High Fashion Fits Them Well

Neil and DeEtta Vincent of Bainbridge Island keep their collection of haute couture - high-fashion "costumes" from the years 1725 to 1970 - in a room stacked floor to ceiling with dress boxes and acid-free tissue.

The 300 gowns and 1,000 accessories were worn to the balls, afternoon teas, cruises, and wedding trips of their eras by such famous names as Vanderbilt and Abigail Adams.

But where they were worn, by whom and for what is of little interest to Neil Vincent, who is writing a book about high fashion from 1890-1914, "The Age of Elegance." His interest is in the craftsmanship, style and history of the designers.

"I don't know at what point I became more interested in the people who made the stuff rather than the people who wore the stuff," said Vincent, "but to me that is fascinating."

One fascination is that facts are associated with who made or designed the gowns (almost all of the Vincents' clothing is authenticated by original labels), whereas fiction tends to rule memories of who wore them.

Factual detail is imperative to Vincent, who as a child wanted to be an archaeologist, but by high school was designing costumes for school plays. Those interests came together when he read about the opening of the royal mausoleum in Germany. The bodies were dust, but the burial court clothes were intact.

"It fascinated me that these things could outlast their owners," he said.

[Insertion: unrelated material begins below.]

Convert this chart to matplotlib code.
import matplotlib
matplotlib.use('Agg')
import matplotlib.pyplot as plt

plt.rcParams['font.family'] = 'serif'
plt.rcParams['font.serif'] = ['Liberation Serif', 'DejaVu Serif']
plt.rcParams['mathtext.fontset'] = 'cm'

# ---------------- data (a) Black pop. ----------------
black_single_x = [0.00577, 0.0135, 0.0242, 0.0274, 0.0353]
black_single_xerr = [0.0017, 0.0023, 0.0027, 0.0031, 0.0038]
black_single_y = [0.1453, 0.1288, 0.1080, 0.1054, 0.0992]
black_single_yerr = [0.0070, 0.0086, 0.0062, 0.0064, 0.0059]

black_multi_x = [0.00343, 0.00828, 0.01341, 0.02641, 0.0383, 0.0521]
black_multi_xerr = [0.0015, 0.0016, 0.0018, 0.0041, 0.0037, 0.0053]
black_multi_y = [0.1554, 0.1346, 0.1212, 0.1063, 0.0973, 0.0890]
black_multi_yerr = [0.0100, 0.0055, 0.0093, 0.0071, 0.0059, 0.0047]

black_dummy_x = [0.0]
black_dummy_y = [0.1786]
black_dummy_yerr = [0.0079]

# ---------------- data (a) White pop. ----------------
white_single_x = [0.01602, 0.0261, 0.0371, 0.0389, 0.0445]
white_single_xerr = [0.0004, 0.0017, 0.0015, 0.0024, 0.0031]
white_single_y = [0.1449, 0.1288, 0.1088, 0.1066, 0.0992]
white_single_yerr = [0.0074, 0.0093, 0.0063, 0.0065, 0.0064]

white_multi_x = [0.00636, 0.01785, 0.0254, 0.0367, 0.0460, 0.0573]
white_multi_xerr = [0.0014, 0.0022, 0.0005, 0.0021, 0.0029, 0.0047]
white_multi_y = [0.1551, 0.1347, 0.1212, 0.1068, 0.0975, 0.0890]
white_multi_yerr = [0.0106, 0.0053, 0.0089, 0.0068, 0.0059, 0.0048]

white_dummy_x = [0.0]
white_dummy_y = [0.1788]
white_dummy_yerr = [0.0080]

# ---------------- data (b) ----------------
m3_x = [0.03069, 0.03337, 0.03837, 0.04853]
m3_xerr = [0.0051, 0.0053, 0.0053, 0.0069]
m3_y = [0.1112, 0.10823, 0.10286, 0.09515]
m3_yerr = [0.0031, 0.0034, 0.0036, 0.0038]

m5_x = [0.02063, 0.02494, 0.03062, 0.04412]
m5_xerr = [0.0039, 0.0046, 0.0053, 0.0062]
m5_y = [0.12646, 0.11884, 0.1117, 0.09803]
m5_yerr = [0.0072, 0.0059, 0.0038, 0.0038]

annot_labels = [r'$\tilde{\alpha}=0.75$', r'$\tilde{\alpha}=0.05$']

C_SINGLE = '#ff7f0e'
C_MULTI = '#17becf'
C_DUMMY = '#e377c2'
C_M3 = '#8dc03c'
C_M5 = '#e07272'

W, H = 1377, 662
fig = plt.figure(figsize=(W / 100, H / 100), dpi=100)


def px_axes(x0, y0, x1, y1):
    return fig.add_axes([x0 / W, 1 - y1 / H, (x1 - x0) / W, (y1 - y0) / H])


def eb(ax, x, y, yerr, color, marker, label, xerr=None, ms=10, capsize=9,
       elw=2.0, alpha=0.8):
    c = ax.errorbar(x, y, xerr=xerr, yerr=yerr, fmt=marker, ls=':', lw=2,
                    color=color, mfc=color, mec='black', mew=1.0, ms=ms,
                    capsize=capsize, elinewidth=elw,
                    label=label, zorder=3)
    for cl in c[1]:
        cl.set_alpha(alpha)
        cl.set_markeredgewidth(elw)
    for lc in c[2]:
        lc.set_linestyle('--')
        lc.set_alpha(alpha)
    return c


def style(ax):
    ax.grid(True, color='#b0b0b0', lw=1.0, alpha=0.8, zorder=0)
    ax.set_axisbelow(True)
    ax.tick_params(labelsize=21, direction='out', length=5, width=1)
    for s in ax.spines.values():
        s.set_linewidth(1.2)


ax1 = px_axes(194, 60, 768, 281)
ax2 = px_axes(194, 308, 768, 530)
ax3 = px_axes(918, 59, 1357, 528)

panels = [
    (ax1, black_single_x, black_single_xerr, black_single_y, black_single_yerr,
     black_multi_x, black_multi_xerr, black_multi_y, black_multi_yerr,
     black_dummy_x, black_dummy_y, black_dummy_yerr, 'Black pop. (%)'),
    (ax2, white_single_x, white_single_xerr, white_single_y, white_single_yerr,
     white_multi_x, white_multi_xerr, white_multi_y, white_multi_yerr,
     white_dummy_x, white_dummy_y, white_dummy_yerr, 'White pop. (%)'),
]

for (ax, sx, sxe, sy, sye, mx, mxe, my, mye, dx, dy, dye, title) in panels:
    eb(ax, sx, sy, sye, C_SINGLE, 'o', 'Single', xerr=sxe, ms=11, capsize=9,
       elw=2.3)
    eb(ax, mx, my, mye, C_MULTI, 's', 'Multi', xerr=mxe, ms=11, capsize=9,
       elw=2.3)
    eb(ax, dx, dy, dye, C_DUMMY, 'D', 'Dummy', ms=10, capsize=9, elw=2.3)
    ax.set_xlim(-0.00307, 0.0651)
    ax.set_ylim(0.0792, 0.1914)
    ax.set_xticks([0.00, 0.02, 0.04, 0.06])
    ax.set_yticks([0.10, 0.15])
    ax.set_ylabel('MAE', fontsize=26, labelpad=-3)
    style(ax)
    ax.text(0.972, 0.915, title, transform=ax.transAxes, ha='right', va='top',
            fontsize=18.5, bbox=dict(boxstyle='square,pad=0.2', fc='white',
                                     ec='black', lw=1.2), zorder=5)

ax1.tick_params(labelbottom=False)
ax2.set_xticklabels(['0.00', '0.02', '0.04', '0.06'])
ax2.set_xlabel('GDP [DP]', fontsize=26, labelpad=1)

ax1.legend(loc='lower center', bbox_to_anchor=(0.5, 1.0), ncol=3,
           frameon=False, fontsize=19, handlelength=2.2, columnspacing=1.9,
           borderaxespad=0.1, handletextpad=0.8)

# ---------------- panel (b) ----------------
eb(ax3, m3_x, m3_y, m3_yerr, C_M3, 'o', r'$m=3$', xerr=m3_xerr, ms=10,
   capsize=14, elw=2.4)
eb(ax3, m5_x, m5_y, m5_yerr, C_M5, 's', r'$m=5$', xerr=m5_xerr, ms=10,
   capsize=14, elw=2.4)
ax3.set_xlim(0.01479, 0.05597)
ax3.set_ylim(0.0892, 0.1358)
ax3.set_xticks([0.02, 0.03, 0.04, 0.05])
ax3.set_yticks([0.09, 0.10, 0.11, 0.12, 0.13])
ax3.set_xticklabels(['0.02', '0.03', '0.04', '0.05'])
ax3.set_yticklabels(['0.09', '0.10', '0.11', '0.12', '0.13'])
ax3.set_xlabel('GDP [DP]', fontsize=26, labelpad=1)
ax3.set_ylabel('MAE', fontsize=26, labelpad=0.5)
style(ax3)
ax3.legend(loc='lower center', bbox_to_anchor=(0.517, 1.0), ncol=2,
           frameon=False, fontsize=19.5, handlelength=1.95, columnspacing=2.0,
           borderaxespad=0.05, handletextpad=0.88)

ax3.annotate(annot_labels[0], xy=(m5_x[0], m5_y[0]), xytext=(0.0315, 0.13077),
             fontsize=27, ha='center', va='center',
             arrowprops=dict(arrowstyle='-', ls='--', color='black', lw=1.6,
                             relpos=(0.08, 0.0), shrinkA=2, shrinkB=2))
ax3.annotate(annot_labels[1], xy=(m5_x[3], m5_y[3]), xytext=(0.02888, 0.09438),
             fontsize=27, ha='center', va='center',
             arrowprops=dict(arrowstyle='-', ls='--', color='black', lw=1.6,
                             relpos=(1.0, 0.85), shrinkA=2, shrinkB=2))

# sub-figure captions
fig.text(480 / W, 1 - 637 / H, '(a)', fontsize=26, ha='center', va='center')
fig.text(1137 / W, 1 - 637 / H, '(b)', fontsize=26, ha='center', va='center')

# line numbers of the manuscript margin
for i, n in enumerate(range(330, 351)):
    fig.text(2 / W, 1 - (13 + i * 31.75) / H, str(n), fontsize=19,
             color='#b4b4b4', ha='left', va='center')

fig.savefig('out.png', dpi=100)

Today the public thinks of haute couture as the outlandish outfits designers parade in front of cameras to provide name recognition for their ready-to-wear lines.

But in the beginning fashion was not so fickle nor so fleeting. Clothes were so well made and of such fine fabric that 18th-century economist Adam Smith called fashion a better investment than furniture.

Almost all fashion had some Paris connection, but how it got to the wearer varied. Dressmakers in Paris authorized copies that could be made in New York or San Francisco workshops. In other cases, a dealer in New York or London could show a model gown or picture to a customer and then send the customer's measurements and even a pattern to Paris where the dress would be made.

One of the biggest appeals of the dresses is their workmanship. Even the finest dresses today have loose threads or lack seam allowance. The Vincents believe manufacturers "get away with murder."

But before the turn of the century almost all women knew how to sew and they insisted on good craftsmanship. The practical didn't always overrule the emotional, however. Fashion always had mystique.

For instance, the Vincents own a scarlet poppy dress that was made of lampas brocade in 1883 by a Mrs. Donovan of New York for a member of the Vanderbilt family. "Everything I've ever seen by Mrs. Donovan is good enough that she could have shown in Paris and easily competed with the very best," said Vincent.

But Americans wouldn't buy from an American dressmaker who didn't buy at least some of her patterns in Paris. In fact, American dressmakers in the 19th century always had either a French or an Irish pseudonym.

"The French women were assumed to know more about fashion than the average American and the Irish women were assumed to know more about needlework than the average American," said Vincent.

The Vincents started collecting almost by accident in 1972 after they saw a 1906 afternoon gown outside a hippie shop in San Francisco. The train was sweeping the sidewalk in the wind. The couple went back that same day to rescue it.

They still have that gown and almost every gown they've ever purchased. The few they've sold have gone because they've found better.

Vincent, who writes and lectures about the collection, has plans to open a museum. His aim is to have a good example of each designer's specialty.

For most designers, the collection would include one outfit, or maybe two made a decade or so apart. But for a designer such as Balenciaga, "it would be one perfect example of practically everything because he was good at everything he did."

Vincent won't say what he pays for the perfect dress, but he will say a gown "is worth what it's worth." He buys through dealers, although he occasionally gets calls from descendants of the original owner.

"If something is a perfect example of something, I'll pay whatever is within reason in order to acquire it," he said. "I don't care what somebody else would be willing to pay for it, so there is no way you can say it's worth this much and no more."

Haute couture already has gone through the ups and downs of investment speculators. The prices went haywire in the 1980s when people bought gowns and put them away expecting the value to rise.

"Every now and then something comes out of the closet and people practically weep because they paid so much for it and nobody will pay that much anymore."

Some descendants of original owners contact the Vincents because they know the clothing will be well-preserved. But the Vincents want only gowns or accessories that are in perfect condition. Once they're purchased, they're never worn again.

Vincent says his interest is intellectual, not emotional, but then he belies himself with other comments.

"I bought this hat a year ago and I haven't come off cloud nine yet."

And as he comes down the stairs from his collection room, gingerly holding first a pair of little girl's shoes from 1725 and then a mantelet that kept a woman's shoulders warm on carriage rides, his excitement seems to have nothing to do with fashion.

"It survived. So much gets lost and somehow this made it through."